■ **What this task involves**
Leaving out every picture, copy the lines of the data exactly, from the first through the line containing "from matplotlib.patches import Rectangle".

[start]

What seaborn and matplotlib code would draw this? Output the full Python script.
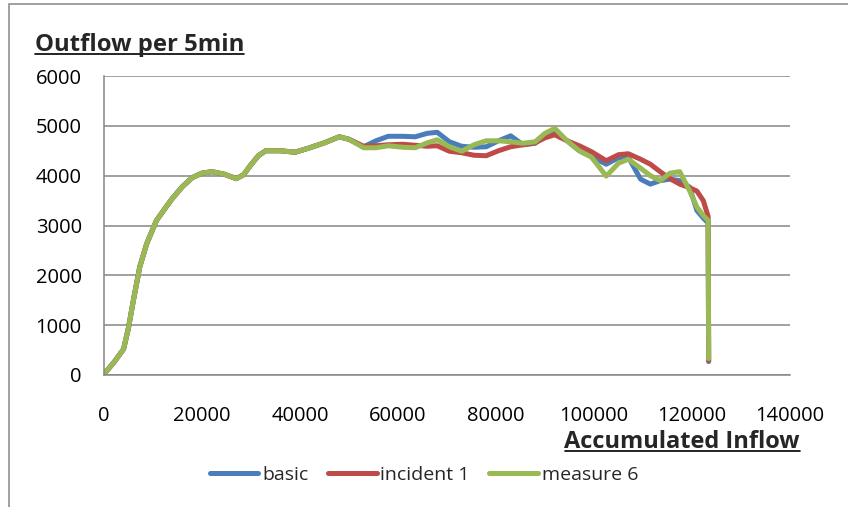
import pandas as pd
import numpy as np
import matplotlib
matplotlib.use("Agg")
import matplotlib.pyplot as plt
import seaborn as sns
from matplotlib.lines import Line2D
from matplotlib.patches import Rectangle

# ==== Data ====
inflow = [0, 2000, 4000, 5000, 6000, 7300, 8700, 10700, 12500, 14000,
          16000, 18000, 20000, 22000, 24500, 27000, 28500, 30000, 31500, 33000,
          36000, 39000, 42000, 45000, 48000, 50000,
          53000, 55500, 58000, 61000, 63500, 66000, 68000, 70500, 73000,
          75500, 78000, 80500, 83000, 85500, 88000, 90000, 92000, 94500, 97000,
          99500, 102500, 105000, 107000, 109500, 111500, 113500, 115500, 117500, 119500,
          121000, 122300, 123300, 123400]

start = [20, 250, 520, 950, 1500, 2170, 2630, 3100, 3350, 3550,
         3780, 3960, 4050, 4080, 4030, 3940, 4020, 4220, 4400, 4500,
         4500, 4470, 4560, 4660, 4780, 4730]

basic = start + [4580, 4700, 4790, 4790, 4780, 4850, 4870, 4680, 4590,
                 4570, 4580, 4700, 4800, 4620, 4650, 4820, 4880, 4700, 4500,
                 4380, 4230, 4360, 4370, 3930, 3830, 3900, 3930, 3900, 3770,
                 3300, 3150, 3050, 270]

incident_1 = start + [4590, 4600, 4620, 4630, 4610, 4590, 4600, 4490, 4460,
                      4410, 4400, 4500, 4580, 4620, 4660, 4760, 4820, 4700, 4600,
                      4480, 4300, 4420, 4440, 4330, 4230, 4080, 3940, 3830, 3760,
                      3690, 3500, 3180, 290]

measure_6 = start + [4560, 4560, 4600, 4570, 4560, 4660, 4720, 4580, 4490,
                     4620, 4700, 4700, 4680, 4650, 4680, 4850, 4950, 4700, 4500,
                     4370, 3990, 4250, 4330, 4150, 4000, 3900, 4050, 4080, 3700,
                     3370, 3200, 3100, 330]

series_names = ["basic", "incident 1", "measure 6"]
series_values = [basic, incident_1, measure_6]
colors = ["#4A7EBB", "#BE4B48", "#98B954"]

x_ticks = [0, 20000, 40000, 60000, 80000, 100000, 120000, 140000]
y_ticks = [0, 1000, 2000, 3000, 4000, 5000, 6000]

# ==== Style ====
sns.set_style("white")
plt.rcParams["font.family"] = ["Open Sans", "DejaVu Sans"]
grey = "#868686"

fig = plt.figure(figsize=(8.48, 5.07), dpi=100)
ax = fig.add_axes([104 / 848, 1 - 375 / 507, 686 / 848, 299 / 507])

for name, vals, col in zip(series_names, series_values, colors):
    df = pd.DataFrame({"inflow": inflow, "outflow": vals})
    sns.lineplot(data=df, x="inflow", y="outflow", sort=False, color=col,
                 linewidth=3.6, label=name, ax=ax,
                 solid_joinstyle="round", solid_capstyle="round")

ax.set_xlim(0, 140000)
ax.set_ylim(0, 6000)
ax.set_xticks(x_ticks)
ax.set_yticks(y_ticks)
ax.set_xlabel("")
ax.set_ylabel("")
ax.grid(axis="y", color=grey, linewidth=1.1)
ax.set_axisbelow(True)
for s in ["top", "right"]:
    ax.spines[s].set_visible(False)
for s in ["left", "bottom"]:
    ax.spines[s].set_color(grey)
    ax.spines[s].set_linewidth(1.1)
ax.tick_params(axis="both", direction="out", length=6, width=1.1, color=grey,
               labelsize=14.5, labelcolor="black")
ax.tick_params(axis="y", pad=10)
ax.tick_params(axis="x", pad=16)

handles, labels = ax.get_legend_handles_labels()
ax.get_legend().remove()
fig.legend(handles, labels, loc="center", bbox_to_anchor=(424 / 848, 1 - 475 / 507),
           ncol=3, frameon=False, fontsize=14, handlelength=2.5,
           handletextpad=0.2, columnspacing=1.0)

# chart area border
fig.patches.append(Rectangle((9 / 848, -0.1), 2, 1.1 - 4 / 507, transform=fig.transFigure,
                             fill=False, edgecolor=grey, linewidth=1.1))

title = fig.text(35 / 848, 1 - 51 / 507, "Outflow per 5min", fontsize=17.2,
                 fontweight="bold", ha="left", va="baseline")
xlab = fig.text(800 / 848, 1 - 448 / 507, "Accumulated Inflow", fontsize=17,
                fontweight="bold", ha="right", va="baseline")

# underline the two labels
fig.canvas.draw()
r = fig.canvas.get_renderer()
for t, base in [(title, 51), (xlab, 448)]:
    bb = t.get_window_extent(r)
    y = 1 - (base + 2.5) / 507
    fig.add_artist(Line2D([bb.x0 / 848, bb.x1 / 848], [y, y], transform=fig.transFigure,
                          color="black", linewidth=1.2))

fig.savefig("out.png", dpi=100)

[end]

■ **Final result**
What seaborn and matplotlib code would draw this? Output the full Python script.
import pandas as pd
import numpy as np
import matplotlib
matplotlib.use("Agg")
import matplotlib.pyplot as plt
import seaborn as sns
from matplotlib.lines import Line2D
from matplotlib.patches import Rectangle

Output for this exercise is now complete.